A Passaic Valley Sewerage Commission River Restoration crew came to the rescue of Belleville residents threatened with potential flooding from the Third River last week.
Two downed trees – believed to have been toppled by Superstorm Sandy last October – were stretched 25 feet across the width of the river, where branches and debris were collecting, causing waters to rise precipitously at high tide and prompting fears that, at some point, they would spill over into nearby homes and the Fairway Park ballfields and playground.
PVSC didn’t learn of the problem, however, until the agency was alerted by a call from Belleville Town Manager Kevin Esposito on May 16, according to agency spokeswoman Hollie A. Gilroy.
In response, a River Restoration team went there “to initially survey the site, document all possible blockages and then schedule the crew and equipment for a time when we could have access to the property,” Gilroy said.
Last Wednesday, a crew deployed PVSC’s 30-ton crane to haul out the first tree and debris and then chopped it up through a wood chipper, Gilroy said.

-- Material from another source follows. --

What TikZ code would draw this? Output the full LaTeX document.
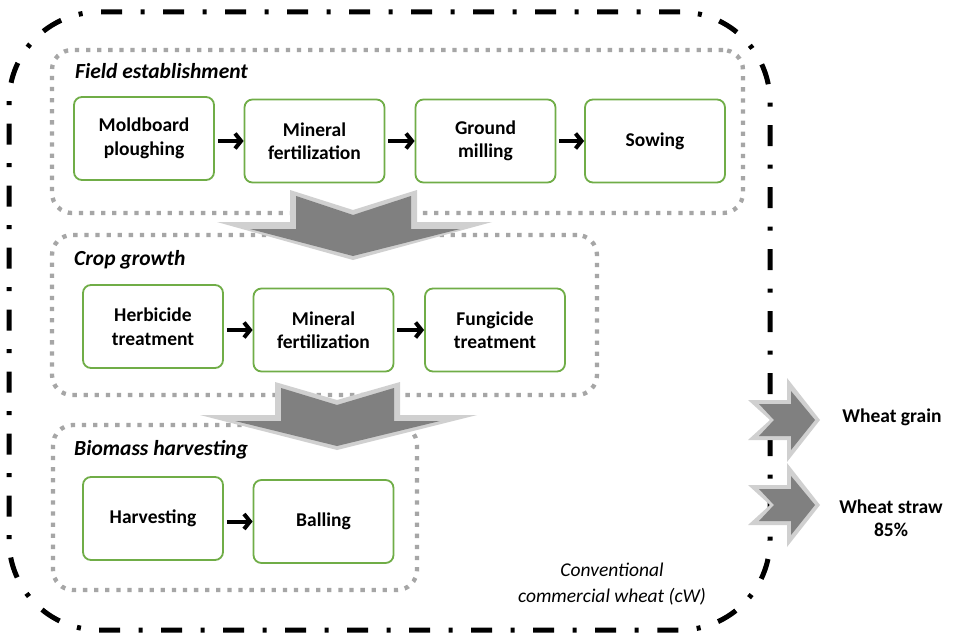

The next day, the crew repeated the process with the second tree. Each had a 30-inch diameter and weighed 20,000 pounds.
Toughest part of the operation for the crew, said Gilroy, was “working in waist-deep water” to position the fallen trees for lifting.

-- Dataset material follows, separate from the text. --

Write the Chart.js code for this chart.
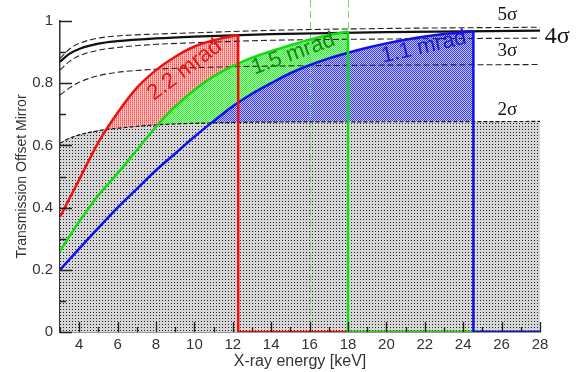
<!DOCTYPE html>
<html>
<head>
<meta charset="utf-8">
<script src="https://cdn.jsdelivr.net/npm/chart.js@4.4.1/dist/chart.umd.min.js"></script>
<style>
  html, body { margin: 0; padding: 0; background: #fff; }
  #wrap { width: 580px; height: 372px; }
</style>
</head>
<body>
<div id="wrap"><canvas id="chart" width="580" height="372"></canvas></div>
<script>
// Transmission curves per mirror angle (energy in keV), each ending at its cutoff
const redEnergy = [3, 4, 5, 6, 7, 8, 9, 10, 11, 12, 12.28];
const redTrans = [0.37, 0.49, 0.61, 0.705, 0.785, 0.842, 0.885, 0.918, 0.938, 0.952, 0.955];

const greenEnergy = [3, 4, 5, 6, 7, 8, 9, 10, 11, 12, 13, 14, 15, 16, 17, 18];
const greenTrans = [0.26, 0.355, 0.44, 0.51, 0.585, 0.66, 0.725, 0.778, 0.822, 0.855, 0.882, 0.903, 0.922, 0.94, 0.955, 0.966];

const blueEnergy = [3, 4, 5, 6, 7, 8, 9, 10, 11, 12, 13, 14, 15, 16, 17, 18, 19, 20, 21, 22, 23, 24, 24.53];
const blueTrans = [0.2, 0.268, 0.335, 0.4, 0.46, 0.52, 0.574, 0.628, 0.678, 0.726, 0.766, 0.8, 0.832, 0.858, 0.88, 0.898, 0.914, 0.928, 0.94, 0.95, 0.958, 0.964, 0.967];

// Sigma acceptance curves
const sigmaEnergy = [3, 3.5, 4, 5, 6, 8, 10, 14, 20, 28];
const solidTrans = [0.869, 0.895, 0.91, 0.927, 0.935, 0.944, 0.95, 0.958, 0.964, 0.969];
const sigma5 = [0.88, 0.91, 0.928, 0.945, 0.952, 0.958, 0.962, 0.97, 0.976, 0.98];
const sigma4 = [0.842, 0.87, 0.888, 0.906, 0.915, 0.925, 0.93, 0.938, 0.942, 0.945];
const sigma3 = [0.762, 0.785, 0.803, 0.824, 0.835, 0.845, 0.85, 0.855, 0.858, 0.86];
const sigma2 = [0.607, 0.623, 0.634, 0.647, 0.655, 0.666, 0.671, 0.675, 0.676, 0.677];

const markerEnergies = [16, 18];
const xMax = 28;

const xTicks = [4, 6, 8, 10, 12, 14, 16, 18, 20, 22, 24, 26, 28];
const xMinorTicks = [3, 5, 7, 9, 11, 13, 15, 17, 19, 21, 23, 25, 27];
const yTicks = [0, 0.2, 0.4, 0.6, 0.8, 1];
const yMinorTicks = [0.1, 0.3, 0.5, 0.7, 0.9];

const sigmaLabels = ['5σ', '4σ', '3σ', '2σ'];
const sigmaLabelPos = [[26.3, 1.02], [28.9, 0.948], [26.3, 0.903], [26.3, 0.715]];
const mradLabels = ['2.2 mrad', '1.5 mrad', '1.1 mrad'];
const mradLabelPos = [[9.5, 0.842], [15.15, 0.894], [21.95, 0.916]];

const toPoints = (xs, ys) => xs.map((x, i) => ({ x: x, y: ys[i] }));
const cutoff = (xs, ys) => [
  { x: xs[xs.length - 1], y: ys[ys.length - 1] },
  { x: xs[xs.length - 1], y: 0 },
  { x: xMax, y: 0 }
];

const ctx = document.getElementById('chart').getContext('2d');

function makePattern(size, bg, dots) {
  const c = document.createElement('canvas');
  c.width = size;
  c.height = size;
  const g = c.getContext('2d');
  g.fillStyle = bg;
  g.fillRect(0, 0, size, size);
  dots.forEach(([x, y, col]) => {
    g.fillStyle = col;
    g.fillRect(x, y, 1, 1);
  });
  return ctx.createPattern(c, 'repeat');
}

const grayFill = makePattern(3, '#d6d6d6', [[0, 0, '#222']]);
const redFill = makePattern(2, '#ffc4c4', [[0, 0, '#ff4a4a'], [0, 1, '#ff8a8a']]);
const greenFill = makePattern(2, '#40e840', [[1, 0, '#a4f7a4'], [0, 1, '#a4f7a4']]);
const blueFill = makePattern(2, '#3a3af0', [[1, 0, '#c4c4ff'], [0, 1, '#c4c4ff']]);

const RED = '#f01010';
const GREEN = '#10dd10';
const BLUE = '#1010ee';
const SIGMA2 = 10;

const line = (data, color, width, extra) => Object.assign({
  data: data,
  borderColor: color,
  borderWidth: width,
  pointRadius: 0,
  fill: false
}, extra || {});

const datasets = [
  line(cutoff(blueEnergy, blueTrans), BLUE, 2.5),
  line(cutoff(greenEnergy, greenTrans), GREEN, 2.5),
  line(cutoff(redEnergy, redTrans), RED, 2.5),
  line(toPoints(blueEnergy, blueTrans), BLUE, 2.5, {
    cubicInterpolationMode: 'monotone',
    fill: { target: SIGMA2, above: blueFill, below: 'transparent' }
  }),
  line(toPoints(greenEnergy, greenTrans), GREEN, 2.5, {
    cubicInterpolationMode: 'monotone',
    fill: { target: SIGMA2, above: greenFill, below: 'transparent' }
  }),
  line(toPoints(redEnergy, redTrans), RED, 2.5, {
    cubicInterpolationMode: 'monotone',
    fill: { target: SIGMA2, above: redFill, below: 'transparent' }
  }),
  line(toPoints(sigmaEnergy, solidTrans), '#111', 2.2, { cubicInterpolationMode: 'monotone' }),
  line(toPoints(sigmaEnergy, sigma5), '#222', 1.1, { cubicInterpolationMode: 'monotone', borderDash: [6, 3] }),
  line(toPoints(sigmaEnergy, sigma4), '#222', 1.1, { cubicInterpolationMode: 'monotone', borderDash: [6, 3] }),
  line(toPoints(sigmaEnergy, sigma3), '#222', 1.1, { cubicInterpolationMode: 'monotone', borderDash: [6, 3] }),
  line(toPoints(sigmaEnergy, sigma2), '#111', 1.2, {
    cubicInterpolationMode: 'monotone',
    borderDash: [4, 2],
    backgroundColor: grayFill,
    fill: 'origin'
  })
];

const FONT = '"Liberation Sans", Arial, sans-serif';

const decorations = {
  id: 'decorations',
  beforeDatasetsDraw(chart) {
    const c = chart.ctx;
    const xs = chart.scales.x;
    const area = chart.chartArea;
    c.save();
    c.strokeStyle = '#66dd66';
    c.lineWidth = 1;
    c.setLineDash([7, 4]);
    markerEnergies.forEach(e => {
      const px = Math.round(xs.getPixelForValue(e)) + 0.5;
      c.beginPath();
      c.moveTo(px, 0);
      c.lineTo(px, area.bottom);
      c.stroke();
    });
    c.restore();
  },
  afterDraw(chart) {
    const c = chart.ctx;
    const xs = chart.scales.x;
    const ys = chart.scales.y;
    const bottom = ys.getPixelForValue(0);
    const left = xs.getPixelForValue(3);
    c.save();
    c.setLineDash([]);
    // inward tick marks
    c.strokeStyle = '#222';
    c.lineWidth = 1.3;
    c.beginPath();
    xTicks.forEach(v => {
      const px = Math.round(xs.getPixelForValue(v)) + 0.5;
      c.moveTo(px, bottom);
      c.lineTo(px, bottom - 10);
    });
    xMinorTicks.forEach(v => {
      const px = Math.round(xs.getPixelForValue(v)) + 0.5;
      c.moveTo(px, bottom);
      c.lineTo(px, bottom - 5);
    });
    yTicks.forEach(v => {
      const py = Math.round(ys.getPixelForValue(v)) + 0.5;
      c.moveTo(left, py);
      c.lineTo(left + 12, py);
    });
    yMinorTicks.forEach(v => {
      const py = Math.round(ys.getPixelForValue(v)) + 0.5;
      c.moveTo(left, py);
      c.lineTo(left + 6, py);
    });
    c.stroke();

    // sigma labels
    c.fillStyle = '#111';
    c.textAlign = 'center';
    c.textBaseline = 'middle';
    sigmaLabels.forEach((t, i) => {
      const [x, y] = sigmaLabelPos[i];
      c.font = (i === 1 ? '24px' : '19px') + ' "Liberation Serif", "Times New Roman", serif';
      c.fillText(t, xs.getPixelForValue(x), ys.getPixelForValue(y));
    });

    // rotated mrad labels
    const mradColors = ['#ee1111', '#118a11', '#1a1acc'];
    const mradAngles = [-37, -20, -13];
    c.font = '22px ' + FONT;
    mradLabels.forEach((t, i) => {
      const [x, y] = mradLabelPos[i];
      c.save();
      c.translate(xs.getPixelForValue(x), ys.getPixelForValue(y));
      c.rotate(mradAngles[i] * Math.PI / 180);
      c.fillStyle = mradColors[i];
      c.fillText(t, 0, 0);
      c.restore();
    });
    c.restore();
  }
};

new Chart(ctx, {
  type: 'line',
  data: { datasets: datasets },
  options: {
    responsive: false,
    animation: false,
    events: [],
    layout: { padding: { top: 21, right: 40, left: 0, bottom: 0 } },
    plugins: {
      legend: { display: false },
      tooltip: { enabled: false },
      filler: { drawTime: 'beforeDatasetsDraw' }
    },
    scales: {
      x: {
        type: 'linear',
        min: 3,
        max: 28,
        afterBuildTicks: s => { s.ticks = xTicks.map(v => ({ value: v })); },
        afterFit: s => { s.height = 40; },
        grid: { display: false, drawTicks: false },
        border: { display: true, color: '#333', width: 1.5 },
        ticks: {
          color: '#333',
          font: { family: FONT, size: 15 },
          padding: 4,
          maxRotation: 0,
          autoSkip: false
        },
        title: {
          display: true,
          text: 'X-ray energy [keV]',
          color: '#333',
          font: { family: FONT, size: 16 },
          padding: { top: 0, bottom: 1 }
        }
      },
      y: {
        type: 'linear',
        min: 0,
        max: 1,
        afterBuildTicks: s => { s.ticks = yTicks.map(v => ({ value: v })); },
        afterFit: s => { s.width = 60; },
        grid: { display: false, drawTicks: false },
        border: { display: true, color: '#333', width: 1.5 },
        ticks: {
          color: '#333',
          font: { family: FONT, size: 15 },
          padding: 7,
          callback: v => String(Math.round(v * 10) / 10)
        },
        title: {
          display: true,
          text: 'Transmission Offset Mirror',
          color: '#333',
          font: { family: FONT, size: 14 },
          padding: { top: 14, bottom: 0 }
        }
      }
    }
  },
  plugins: [decorations]
});
</script>
</body>
</html>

Offering some perspective on the length of time it took to respond to the logjam, Gilroy said: “PVSC frequently patrols the local municipalities [along the banks of the Passaic] looking for debris or areas of concern. And, we reached out to every municipality before and during Sandy to pledge assistance for debris removal. However, we often don’t learn of a potential problem until we are notified by a local official, resident or town manager or [public works supervisor].”
PVSC has been sending River Restoration crews out along the Passaic since 1998.